Besides posing an ethical problem of using our orbit as a
landfill, the junk pose a big problem to current and future
missions because of their ultra-high velocities in orbit. At 17,500
miles per hour, a millimeter speck of paint has the same amount of
energy as a .22 caliber long rifle bullet, a pea sized piece has
the lethal potential of a 400-lb safe traveling at 60 mph, and a
tennis ball sized piece of metal is essentially 25 sticks of
floating dynamite.
So what can we do about this junk? Is there a way to get it out
of orbit? Perhaps zap it? Or give it a nudge? (cont.)

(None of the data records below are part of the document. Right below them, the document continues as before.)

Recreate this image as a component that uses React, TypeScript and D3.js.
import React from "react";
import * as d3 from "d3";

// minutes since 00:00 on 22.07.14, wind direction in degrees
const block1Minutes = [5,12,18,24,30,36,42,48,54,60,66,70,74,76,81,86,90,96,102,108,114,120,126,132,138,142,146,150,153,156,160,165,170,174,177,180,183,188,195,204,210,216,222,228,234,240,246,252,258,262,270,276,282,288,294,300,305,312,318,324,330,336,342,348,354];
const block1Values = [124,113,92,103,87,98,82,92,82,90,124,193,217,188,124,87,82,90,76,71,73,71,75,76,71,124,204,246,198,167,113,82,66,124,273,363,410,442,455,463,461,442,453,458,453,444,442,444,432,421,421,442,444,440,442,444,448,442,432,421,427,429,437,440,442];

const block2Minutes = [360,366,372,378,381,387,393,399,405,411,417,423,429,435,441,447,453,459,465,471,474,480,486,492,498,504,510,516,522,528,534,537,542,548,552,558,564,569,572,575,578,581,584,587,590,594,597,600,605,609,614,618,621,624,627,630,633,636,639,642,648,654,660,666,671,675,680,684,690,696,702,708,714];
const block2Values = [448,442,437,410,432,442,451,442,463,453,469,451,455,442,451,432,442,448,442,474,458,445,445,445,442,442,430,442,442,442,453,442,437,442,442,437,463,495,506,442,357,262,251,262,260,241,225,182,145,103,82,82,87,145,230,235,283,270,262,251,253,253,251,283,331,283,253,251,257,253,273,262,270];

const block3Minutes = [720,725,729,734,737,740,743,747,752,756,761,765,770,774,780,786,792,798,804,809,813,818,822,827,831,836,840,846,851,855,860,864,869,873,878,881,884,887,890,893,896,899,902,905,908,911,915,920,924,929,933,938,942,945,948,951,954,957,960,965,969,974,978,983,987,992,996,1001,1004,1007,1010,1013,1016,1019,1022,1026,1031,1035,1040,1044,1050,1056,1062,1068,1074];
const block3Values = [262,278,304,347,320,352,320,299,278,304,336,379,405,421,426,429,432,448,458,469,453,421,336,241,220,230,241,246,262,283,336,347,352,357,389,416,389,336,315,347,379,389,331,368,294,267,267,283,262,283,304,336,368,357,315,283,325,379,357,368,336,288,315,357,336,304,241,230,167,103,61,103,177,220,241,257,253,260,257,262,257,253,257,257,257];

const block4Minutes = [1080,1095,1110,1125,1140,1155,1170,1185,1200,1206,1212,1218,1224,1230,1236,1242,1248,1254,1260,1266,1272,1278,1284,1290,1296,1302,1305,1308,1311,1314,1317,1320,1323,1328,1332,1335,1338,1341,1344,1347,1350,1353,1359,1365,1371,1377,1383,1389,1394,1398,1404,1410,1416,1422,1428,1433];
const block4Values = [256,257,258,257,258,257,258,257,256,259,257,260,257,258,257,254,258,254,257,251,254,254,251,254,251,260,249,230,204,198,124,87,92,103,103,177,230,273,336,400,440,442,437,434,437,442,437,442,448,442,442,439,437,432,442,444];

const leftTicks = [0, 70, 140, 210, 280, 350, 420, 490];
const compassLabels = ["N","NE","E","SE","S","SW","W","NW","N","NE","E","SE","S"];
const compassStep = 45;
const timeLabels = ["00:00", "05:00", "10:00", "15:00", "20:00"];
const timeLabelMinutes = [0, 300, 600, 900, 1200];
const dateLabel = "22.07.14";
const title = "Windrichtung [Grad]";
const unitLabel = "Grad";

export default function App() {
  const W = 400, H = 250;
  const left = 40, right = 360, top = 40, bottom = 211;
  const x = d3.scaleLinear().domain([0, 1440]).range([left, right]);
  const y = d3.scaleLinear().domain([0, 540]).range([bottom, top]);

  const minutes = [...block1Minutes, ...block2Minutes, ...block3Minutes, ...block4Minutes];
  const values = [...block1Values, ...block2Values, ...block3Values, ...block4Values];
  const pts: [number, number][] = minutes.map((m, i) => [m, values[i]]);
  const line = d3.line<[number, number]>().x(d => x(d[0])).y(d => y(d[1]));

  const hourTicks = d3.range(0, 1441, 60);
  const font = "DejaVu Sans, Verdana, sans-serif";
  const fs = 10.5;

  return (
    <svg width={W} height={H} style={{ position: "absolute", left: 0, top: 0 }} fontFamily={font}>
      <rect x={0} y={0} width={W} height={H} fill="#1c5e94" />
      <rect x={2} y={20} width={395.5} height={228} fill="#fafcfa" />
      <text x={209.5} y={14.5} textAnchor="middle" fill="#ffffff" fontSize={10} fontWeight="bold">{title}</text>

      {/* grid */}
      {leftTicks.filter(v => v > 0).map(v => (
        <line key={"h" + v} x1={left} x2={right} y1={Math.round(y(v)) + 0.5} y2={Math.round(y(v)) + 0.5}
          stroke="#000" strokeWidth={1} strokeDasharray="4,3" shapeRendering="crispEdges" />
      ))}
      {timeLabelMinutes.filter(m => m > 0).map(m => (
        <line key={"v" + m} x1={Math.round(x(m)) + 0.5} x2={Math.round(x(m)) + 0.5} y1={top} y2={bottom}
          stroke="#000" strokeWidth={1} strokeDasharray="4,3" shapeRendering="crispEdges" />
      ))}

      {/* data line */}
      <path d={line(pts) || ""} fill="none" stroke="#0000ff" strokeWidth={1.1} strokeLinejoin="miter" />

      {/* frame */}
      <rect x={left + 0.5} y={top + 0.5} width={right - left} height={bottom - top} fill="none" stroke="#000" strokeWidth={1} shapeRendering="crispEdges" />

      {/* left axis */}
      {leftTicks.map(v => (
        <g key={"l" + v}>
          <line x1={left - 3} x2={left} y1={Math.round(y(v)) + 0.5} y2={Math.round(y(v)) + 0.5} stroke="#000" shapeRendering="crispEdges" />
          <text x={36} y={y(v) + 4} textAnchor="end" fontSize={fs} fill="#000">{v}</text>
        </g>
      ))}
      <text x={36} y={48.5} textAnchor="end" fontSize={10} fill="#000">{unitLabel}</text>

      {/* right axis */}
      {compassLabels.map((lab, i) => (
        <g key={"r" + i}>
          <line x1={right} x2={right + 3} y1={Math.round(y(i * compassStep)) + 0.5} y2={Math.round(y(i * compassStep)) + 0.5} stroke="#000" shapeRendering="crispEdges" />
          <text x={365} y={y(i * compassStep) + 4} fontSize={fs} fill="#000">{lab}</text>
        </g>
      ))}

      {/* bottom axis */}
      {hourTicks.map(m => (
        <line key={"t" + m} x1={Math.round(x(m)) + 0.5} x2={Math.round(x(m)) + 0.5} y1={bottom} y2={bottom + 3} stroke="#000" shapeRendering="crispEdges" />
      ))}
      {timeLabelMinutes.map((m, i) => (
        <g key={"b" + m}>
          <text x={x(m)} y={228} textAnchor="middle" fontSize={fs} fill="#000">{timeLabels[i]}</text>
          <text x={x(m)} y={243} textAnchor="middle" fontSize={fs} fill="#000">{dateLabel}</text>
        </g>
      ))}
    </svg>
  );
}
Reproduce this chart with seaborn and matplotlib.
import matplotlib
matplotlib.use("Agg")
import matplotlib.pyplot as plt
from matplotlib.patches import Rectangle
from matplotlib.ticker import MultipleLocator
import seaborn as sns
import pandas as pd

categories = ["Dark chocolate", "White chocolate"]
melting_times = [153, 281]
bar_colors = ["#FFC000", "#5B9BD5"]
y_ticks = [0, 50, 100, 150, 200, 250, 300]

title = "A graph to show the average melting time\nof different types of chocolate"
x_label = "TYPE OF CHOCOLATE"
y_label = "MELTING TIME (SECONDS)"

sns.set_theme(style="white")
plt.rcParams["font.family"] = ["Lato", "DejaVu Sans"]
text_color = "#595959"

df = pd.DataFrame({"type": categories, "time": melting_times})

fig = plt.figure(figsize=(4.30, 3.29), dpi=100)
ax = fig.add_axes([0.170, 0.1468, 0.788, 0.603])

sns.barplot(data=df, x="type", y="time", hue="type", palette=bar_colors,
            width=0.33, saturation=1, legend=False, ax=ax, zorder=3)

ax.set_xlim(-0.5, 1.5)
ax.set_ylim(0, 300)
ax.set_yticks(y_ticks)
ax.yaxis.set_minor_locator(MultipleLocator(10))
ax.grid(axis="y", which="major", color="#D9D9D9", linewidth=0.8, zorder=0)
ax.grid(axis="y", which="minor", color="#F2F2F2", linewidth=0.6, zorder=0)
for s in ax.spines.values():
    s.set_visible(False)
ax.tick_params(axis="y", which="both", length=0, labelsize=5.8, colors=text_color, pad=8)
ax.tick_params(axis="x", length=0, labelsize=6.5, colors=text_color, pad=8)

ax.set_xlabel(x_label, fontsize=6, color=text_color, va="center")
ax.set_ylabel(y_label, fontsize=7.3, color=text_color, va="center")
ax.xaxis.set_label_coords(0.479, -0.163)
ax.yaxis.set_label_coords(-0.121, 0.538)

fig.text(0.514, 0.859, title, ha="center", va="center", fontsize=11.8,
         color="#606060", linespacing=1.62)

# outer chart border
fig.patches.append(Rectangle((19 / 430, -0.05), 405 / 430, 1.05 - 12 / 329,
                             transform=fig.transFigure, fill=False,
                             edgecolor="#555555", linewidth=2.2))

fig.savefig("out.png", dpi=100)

No economical method exists now to clean up this 50-year
junkyard, but scientists have begun proposing possible solutions to
counter this growing problem.
- A materials scientist from the School of Mechanical
Engineering at Tel Aviv University is developing Nano-Based
Blanket to protect spacecraft and nanoscale ‘cages’ containing
silicon that can react with oxygen to prevent polymer
degradation.
-A
robot garbage collector that shifts orbit by throwing around a
weighted tether and attaches ‘Terminator’ tethers to space garbage.
The Terminator tethers will then push the junk into the atmosphere
where it will burn up.
-A
ray gun, shooting lasers at pieces of space junk so they will
shift and burn up in the atmosphere
-A half-mile wide
NERF ball that would disrupt space
debris and cause them to lose energy and altitude. The only problem
is how to keep it away from functional satellites.
Space is so vast and infinite that who ever would have thought
all our junk would come back to haunt us 50 years later. But with
emerging nations like China joining the Space Race, perhaps it’s
time to take space dumping just a bit more seriously.
Then again, garbage is a great way to learn about civilizations
as we have seen in our history. Perhaps a day will come when a
space-faring race will stop by and find Earth a odd lump floating
in a sea of junk.
“Where have all the garbage makers gone?” one of them would ask.
We would have already made our mark on the universe.